**Short exercise:** From the listing below, pull each line that includes "draw".

**Material provided:**
--------

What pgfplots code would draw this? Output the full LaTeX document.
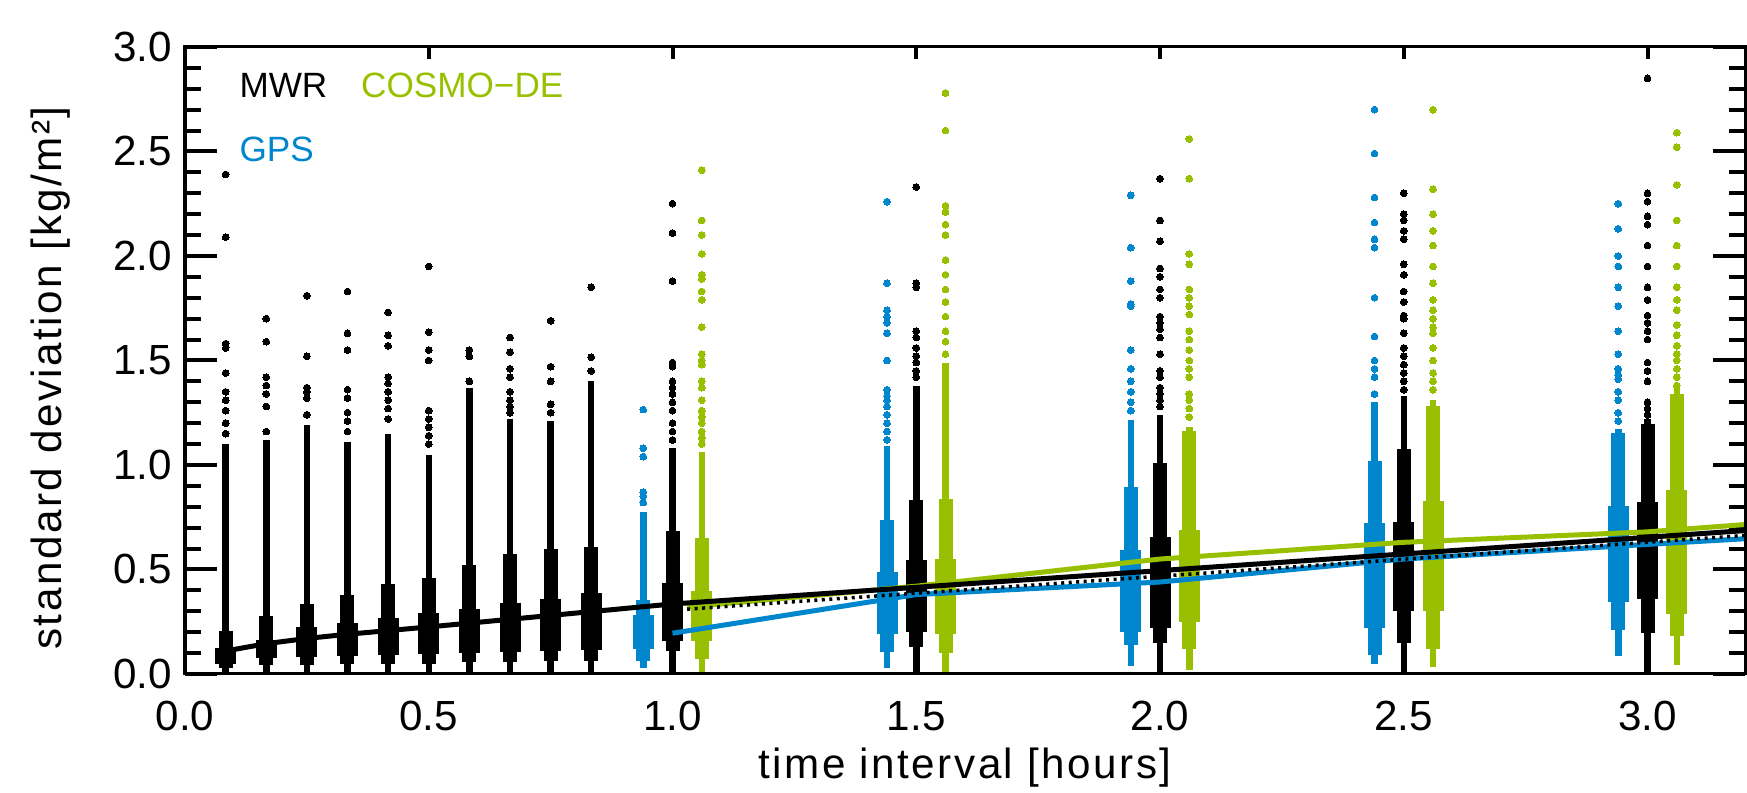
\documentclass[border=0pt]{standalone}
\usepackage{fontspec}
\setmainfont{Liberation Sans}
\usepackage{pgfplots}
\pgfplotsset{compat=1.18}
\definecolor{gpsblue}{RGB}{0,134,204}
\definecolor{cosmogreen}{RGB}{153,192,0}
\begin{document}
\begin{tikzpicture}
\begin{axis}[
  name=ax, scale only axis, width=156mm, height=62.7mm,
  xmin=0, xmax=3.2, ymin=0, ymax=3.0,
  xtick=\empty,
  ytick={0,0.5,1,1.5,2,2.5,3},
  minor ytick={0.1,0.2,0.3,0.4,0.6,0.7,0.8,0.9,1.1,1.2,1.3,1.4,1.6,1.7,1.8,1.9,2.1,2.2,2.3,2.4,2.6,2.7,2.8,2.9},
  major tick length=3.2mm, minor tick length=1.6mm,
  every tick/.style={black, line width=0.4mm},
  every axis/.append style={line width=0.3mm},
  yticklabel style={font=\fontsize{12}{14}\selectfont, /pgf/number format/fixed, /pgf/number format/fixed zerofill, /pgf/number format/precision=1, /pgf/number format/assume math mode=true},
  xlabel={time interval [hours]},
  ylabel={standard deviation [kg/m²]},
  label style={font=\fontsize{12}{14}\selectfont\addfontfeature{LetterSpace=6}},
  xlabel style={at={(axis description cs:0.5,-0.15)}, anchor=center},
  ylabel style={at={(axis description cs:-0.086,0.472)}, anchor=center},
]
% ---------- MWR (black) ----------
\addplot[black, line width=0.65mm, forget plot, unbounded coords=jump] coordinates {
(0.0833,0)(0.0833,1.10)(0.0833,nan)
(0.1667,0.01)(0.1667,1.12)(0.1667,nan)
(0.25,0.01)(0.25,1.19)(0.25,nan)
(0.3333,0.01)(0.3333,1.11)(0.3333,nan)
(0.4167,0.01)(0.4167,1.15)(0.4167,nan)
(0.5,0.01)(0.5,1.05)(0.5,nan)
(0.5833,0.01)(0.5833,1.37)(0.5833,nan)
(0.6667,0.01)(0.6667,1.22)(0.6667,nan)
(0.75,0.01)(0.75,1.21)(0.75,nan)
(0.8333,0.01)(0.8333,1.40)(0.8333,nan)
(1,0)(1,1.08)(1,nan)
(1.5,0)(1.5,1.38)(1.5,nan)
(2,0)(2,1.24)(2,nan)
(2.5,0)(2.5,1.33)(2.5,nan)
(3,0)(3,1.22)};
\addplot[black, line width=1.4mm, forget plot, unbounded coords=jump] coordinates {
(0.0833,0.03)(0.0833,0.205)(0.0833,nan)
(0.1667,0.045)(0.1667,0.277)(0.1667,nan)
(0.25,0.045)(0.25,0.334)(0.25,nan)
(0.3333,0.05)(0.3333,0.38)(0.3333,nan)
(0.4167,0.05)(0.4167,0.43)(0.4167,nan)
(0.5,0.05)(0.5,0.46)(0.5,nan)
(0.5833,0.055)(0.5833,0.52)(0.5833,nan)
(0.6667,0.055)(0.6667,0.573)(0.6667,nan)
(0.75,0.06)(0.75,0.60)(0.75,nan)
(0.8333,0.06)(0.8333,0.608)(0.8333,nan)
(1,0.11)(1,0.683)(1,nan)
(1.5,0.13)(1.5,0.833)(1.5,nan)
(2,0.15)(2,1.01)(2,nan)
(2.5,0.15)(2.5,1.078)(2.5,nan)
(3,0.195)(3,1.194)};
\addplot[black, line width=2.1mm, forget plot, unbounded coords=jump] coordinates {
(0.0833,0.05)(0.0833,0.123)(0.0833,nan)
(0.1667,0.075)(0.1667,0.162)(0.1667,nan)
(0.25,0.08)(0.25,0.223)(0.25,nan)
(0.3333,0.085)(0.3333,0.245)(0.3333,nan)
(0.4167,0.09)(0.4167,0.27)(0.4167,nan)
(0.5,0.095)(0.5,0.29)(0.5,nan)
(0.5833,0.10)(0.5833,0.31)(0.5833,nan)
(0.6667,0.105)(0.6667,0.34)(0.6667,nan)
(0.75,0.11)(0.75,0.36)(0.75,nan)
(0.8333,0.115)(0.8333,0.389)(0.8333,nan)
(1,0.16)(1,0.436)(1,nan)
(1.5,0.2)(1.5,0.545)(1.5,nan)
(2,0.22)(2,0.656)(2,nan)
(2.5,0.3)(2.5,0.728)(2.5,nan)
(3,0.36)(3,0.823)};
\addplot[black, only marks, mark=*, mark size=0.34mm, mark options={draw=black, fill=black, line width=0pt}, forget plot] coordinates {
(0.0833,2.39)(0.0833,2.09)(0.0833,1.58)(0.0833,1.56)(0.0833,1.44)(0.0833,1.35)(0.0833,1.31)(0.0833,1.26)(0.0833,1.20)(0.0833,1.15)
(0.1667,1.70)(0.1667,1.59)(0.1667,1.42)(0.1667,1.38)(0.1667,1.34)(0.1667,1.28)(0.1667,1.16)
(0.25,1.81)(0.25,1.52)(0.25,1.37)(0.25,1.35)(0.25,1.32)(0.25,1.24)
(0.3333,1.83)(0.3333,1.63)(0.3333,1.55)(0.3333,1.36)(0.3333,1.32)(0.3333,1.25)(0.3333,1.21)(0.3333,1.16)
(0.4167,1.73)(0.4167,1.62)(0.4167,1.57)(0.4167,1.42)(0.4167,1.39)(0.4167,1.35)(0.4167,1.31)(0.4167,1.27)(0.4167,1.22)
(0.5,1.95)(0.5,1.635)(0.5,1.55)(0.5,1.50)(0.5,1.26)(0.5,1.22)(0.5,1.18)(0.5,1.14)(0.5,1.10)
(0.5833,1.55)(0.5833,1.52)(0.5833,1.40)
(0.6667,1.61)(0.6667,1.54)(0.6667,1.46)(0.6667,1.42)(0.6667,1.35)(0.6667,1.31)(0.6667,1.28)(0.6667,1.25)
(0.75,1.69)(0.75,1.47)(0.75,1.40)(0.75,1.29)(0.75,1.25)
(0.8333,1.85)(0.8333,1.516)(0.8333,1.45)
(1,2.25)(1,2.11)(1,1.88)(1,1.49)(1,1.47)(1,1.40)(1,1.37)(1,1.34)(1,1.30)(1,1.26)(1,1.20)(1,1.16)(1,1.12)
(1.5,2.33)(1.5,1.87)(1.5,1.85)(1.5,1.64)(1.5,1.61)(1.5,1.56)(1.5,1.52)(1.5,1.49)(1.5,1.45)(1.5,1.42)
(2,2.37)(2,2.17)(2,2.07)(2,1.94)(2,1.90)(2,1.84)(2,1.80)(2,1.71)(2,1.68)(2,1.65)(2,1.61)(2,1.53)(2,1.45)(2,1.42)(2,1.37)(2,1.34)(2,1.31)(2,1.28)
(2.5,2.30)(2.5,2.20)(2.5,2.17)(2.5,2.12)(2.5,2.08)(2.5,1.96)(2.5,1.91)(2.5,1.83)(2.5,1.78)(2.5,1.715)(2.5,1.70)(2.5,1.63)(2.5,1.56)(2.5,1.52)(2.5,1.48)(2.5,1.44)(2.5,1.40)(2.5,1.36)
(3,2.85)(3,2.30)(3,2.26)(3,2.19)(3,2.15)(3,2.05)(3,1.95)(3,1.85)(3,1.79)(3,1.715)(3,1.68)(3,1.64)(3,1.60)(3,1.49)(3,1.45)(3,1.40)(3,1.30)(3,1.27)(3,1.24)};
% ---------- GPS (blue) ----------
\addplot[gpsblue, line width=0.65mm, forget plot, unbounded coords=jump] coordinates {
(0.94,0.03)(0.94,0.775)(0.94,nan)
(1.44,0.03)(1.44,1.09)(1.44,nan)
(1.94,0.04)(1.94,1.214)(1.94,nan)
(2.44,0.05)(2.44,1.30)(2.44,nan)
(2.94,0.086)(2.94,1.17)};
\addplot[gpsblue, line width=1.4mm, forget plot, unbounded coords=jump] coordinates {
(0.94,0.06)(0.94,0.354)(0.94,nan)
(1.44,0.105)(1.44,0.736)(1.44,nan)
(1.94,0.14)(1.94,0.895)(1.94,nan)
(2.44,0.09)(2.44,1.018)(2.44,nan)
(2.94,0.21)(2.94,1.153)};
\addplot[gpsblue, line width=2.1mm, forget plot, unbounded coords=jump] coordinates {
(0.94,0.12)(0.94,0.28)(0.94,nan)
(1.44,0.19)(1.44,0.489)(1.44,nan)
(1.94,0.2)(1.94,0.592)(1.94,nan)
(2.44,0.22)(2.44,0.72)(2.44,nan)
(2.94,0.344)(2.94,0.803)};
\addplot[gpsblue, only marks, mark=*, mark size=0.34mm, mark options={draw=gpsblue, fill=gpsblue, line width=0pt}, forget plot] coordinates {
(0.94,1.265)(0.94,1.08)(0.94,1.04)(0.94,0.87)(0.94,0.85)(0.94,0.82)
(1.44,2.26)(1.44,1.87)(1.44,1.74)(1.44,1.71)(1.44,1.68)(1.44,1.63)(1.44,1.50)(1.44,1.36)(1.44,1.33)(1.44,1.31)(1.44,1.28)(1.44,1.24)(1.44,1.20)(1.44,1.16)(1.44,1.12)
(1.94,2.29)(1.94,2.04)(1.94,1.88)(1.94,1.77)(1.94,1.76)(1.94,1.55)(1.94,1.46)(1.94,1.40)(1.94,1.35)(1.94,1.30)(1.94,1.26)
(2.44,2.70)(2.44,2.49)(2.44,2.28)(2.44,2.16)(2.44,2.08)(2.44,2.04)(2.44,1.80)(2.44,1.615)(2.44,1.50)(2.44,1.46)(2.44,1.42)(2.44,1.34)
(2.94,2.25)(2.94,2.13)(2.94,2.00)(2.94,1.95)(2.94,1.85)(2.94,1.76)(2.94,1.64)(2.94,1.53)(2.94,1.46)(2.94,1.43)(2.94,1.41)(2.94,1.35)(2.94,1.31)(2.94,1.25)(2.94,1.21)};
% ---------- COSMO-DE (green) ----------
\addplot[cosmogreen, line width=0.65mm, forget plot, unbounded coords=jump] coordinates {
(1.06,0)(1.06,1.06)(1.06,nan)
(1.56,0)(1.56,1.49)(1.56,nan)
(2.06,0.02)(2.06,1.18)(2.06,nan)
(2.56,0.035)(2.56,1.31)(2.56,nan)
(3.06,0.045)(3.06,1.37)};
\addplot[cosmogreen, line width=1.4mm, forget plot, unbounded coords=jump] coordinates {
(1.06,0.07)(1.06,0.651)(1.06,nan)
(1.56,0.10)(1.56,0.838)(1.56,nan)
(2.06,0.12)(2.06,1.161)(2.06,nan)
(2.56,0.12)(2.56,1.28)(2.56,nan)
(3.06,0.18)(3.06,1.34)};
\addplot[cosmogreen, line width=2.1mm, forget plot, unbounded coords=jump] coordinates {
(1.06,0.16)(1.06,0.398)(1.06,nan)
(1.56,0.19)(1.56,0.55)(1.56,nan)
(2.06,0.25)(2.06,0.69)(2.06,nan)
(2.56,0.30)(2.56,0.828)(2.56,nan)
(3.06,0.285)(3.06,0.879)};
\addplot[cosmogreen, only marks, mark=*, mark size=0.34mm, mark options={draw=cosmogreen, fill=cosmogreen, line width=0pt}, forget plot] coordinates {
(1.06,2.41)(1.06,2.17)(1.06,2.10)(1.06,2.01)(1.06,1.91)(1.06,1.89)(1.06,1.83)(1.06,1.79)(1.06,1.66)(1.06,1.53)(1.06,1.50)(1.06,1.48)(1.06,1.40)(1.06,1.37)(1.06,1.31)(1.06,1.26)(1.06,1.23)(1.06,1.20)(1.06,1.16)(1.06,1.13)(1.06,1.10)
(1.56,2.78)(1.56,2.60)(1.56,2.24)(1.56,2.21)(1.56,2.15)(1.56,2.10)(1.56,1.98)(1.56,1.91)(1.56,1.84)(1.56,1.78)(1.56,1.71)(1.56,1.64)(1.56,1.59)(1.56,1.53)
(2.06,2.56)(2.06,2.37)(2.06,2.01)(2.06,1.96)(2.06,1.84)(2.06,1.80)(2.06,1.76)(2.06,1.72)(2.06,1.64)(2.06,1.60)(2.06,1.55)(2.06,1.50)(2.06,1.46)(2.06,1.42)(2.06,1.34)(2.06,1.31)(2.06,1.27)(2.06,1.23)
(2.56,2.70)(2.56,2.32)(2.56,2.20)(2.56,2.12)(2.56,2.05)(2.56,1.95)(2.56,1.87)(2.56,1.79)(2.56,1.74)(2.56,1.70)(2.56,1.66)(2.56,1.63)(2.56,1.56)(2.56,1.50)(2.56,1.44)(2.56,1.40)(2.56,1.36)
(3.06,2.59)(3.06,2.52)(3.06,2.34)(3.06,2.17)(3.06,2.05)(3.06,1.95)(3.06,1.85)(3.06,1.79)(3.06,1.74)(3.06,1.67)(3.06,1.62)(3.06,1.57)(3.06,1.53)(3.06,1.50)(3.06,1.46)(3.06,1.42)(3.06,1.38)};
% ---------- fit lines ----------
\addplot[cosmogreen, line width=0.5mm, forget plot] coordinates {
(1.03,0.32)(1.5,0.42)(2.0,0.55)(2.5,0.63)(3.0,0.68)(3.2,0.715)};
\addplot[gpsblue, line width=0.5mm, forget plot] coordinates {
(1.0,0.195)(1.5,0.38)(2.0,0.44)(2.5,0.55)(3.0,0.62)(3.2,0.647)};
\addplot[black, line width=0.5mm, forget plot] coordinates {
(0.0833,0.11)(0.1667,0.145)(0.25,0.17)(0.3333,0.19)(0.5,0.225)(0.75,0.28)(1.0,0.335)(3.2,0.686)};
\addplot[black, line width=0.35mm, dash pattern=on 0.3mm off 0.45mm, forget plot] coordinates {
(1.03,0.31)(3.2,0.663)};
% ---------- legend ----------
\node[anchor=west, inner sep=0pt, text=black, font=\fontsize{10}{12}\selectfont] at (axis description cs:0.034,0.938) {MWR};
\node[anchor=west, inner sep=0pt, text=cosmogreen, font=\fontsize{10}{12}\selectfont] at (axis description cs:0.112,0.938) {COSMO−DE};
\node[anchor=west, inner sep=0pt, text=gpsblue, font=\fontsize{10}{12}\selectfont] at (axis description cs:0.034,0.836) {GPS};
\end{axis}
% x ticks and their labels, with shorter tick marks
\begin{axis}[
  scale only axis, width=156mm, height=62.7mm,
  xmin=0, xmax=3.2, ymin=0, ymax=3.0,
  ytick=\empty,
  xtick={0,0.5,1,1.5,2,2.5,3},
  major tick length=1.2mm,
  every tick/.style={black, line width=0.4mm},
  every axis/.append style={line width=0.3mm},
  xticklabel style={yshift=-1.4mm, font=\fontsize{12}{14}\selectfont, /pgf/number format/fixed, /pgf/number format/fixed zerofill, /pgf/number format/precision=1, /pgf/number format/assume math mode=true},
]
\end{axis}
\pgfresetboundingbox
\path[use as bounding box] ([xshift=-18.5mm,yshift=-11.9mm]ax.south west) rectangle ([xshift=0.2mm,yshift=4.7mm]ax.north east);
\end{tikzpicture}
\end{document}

--------

**Final result:**
What pgfplots code would draw this? Output the full LaTeX document.
\addplot[black, only marks, mark=*, mark size=0.34mm, mark options={draw=black, fill=black, line width=0pt}, forget plot] coordinates {
\addplot[gpsblue, only marks, mark=*, mark size=0.34mm, mark options={draw=gpsblue, fill=gpsblue, line width=0pt}, forget plot] coordinates {
\addplot[cosmogreen, only marks, mark=*, mark size=0.34mm, mark options={draw=cosmogreen, fill=cosmogreen, line width=0pt}, forget plot] coordinates {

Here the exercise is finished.